- **What is being asked**
Scan the data below and pick out the lines containing the word "Give".

- **Dataset entries**
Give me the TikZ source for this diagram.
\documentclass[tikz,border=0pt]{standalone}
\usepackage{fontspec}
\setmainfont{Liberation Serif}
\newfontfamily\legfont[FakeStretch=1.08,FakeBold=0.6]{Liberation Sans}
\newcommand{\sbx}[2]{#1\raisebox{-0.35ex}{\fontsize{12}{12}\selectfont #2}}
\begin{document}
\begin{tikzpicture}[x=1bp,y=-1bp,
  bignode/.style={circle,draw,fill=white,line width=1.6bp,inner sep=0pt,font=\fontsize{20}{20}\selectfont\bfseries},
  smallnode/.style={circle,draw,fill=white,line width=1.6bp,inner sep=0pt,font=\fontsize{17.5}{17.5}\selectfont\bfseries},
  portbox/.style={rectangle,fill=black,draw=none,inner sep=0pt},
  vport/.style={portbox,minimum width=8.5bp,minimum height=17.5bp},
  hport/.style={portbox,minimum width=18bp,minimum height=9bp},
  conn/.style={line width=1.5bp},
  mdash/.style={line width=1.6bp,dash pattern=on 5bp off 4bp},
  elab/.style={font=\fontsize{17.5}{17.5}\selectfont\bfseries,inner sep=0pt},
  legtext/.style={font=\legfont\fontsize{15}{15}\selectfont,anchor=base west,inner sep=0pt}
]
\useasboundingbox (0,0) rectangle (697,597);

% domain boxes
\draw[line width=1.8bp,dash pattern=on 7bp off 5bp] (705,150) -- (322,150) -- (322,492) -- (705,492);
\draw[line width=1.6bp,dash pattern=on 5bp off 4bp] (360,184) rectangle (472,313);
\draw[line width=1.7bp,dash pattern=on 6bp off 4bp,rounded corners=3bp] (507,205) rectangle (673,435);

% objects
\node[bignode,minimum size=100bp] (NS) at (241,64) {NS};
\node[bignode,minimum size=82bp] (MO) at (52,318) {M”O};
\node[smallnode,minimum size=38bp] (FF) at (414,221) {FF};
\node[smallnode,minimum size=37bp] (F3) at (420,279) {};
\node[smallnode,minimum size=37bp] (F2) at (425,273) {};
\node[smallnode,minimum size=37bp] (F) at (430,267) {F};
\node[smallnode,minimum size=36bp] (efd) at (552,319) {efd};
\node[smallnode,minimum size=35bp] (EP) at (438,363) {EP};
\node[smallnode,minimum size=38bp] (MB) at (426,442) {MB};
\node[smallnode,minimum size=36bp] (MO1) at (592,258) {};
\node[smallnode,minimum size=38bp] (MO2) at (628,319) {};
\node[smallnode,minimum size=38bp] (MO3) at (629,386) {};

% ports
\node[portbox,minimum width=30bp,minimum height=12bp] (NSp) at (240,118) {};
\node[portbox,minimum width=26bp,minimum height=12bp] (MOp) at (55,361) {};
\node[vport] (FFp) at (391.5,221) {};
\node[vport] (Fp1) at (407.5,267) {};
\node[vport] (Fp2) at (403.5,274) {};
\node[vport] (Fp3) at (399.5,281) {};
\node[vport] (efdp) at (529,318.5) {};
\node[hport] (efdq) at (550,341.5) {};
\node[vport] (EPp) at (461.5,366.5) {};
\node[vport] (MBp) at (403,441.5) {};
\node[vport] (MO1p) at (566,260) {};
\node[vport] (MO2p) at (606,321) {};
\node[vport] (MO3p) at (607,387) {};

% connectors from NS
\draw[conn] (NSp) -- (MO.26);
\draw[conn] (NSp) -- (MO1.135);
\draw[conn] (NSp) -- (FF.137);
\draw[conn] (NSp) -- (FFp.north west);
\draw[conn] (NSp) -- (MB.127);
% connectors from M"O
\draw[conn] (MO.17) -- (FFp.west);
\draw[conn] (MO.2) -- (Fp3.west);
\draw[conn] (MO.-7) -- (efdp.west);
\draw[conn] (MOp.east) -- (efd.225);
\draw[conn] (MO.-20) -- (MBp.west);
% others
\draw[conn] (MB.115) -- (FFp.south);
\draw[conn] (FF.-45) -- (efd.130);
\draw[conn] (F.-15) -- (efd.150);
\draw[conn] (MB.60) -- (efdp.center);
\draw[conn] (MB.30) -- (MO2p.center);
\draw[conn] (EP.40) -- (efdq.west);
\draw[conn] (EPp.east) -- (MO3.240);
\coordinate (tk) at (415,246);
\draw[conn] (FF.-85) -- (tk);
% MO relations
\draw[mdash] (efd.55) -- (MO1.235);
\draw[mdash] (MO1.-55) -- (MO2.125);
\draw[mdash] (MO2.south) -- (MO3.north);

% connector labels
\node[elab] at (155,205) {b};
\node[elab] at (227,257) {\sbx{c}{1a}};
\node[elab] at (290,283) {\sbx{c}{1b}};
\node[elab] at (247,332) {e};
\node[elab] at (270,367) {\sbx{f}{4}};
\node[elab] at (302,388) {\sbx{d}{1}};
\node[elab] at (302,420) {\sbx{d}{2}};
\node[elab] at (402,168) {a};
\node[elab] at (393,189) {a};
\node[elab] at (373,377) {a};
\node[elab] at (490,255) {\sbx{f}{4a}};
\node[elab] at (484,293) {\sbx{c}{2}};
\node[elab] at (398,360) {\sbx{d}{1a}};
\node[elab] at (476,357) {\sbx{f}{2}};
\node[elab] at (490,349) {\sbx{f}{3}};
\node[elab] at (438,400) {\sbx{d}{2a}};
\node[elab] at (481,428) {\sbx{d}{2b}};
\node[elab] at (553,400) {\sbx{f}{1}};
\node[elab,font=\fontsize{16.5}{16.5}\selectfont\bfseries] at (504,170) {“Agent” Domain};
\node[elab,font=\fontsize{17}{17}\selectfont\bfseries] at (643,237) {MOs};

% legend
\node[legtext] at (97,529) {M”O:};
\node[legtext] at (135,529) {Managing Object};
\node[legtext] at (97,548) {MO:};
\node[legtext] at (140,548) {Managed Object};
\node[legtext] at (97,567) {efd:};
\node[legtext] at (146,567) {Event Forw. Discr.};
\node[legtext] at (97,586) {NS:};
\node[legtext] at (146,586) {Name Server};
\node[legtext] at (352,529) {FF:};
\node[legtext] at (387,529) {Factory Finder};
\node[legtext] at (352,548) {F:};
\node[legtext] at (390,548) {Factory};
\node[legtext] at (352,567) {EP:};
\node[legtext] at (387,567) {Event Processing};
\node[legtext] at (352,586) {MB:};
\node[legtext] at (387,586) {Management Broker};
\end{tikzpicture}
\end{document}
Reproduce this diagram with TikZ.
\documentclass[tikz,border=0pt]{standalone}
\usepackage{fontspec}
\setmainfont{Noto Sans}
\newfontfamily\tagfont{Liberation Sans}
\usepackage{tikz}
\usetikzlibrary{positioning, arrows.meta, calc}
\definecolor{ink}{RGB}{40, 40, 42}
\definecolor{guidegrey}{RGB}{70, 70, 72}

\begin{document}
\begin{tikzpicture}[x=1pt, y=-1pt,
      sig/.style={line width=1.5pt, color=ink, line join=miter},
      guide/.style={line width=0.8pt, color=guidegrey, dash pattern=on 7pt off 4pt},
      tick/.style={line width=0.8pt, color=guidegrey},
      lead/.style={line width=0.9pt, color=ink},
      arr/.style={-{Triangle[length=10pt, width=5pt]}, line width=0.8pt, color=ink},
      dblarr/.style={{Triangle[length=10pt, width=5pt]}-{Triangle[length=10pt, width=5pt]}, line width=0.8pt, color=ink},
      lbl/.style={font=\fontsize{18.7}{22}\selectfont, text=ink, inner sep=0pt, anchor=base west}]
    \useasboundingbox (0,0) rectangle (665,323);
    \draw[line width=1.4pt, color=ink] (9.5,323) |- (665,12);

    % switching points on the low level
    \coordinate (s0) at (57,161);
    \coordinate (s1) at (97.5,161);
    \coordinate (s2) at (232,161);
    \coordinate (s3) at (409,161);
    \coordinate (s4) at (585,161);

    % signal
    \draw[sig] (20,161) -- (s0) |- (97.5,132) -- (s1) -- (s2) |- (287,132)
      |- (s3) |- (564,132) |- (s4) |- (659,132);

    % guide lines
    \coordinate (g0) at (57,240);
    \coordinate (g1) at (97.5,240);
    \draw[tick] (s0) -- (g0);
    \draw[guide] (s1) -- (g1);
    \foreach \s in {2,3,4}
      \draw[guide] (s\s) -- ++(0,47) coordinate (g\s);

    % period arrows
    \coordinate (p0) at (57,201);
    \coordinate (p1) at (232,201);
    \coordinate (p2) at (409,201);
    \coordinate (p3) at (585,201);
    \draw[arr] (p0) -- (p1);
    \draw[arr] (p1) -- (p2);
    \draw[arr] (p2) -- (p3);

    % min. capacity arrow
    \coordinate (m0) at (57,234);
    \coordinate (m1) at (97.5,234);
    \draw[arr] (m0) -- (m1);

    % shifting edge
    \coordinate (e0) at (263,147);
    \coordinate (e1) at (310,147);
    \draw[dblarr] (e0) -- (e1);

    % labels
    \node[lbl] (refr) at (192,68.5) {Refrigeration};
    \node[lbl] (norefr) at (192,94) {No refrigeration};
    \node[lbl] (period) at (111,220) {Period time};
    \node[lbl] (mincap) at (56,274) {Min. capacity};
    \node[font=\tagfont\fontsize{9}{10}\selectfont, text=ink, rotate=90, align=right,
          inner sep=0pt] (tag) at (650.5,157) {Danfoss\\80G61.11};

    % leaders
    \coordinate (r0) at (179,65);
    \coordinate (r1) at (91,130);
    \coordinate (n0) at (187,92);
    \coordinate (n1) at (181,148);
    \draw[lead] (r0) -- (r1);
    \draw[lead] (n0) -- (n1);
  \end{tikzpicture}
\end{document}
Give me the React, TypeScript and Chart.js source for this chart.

- **Solution to the problem**
Give me the TikZ source for this diagram.
Give me the React, TypeScript and Chart.js source for this chart.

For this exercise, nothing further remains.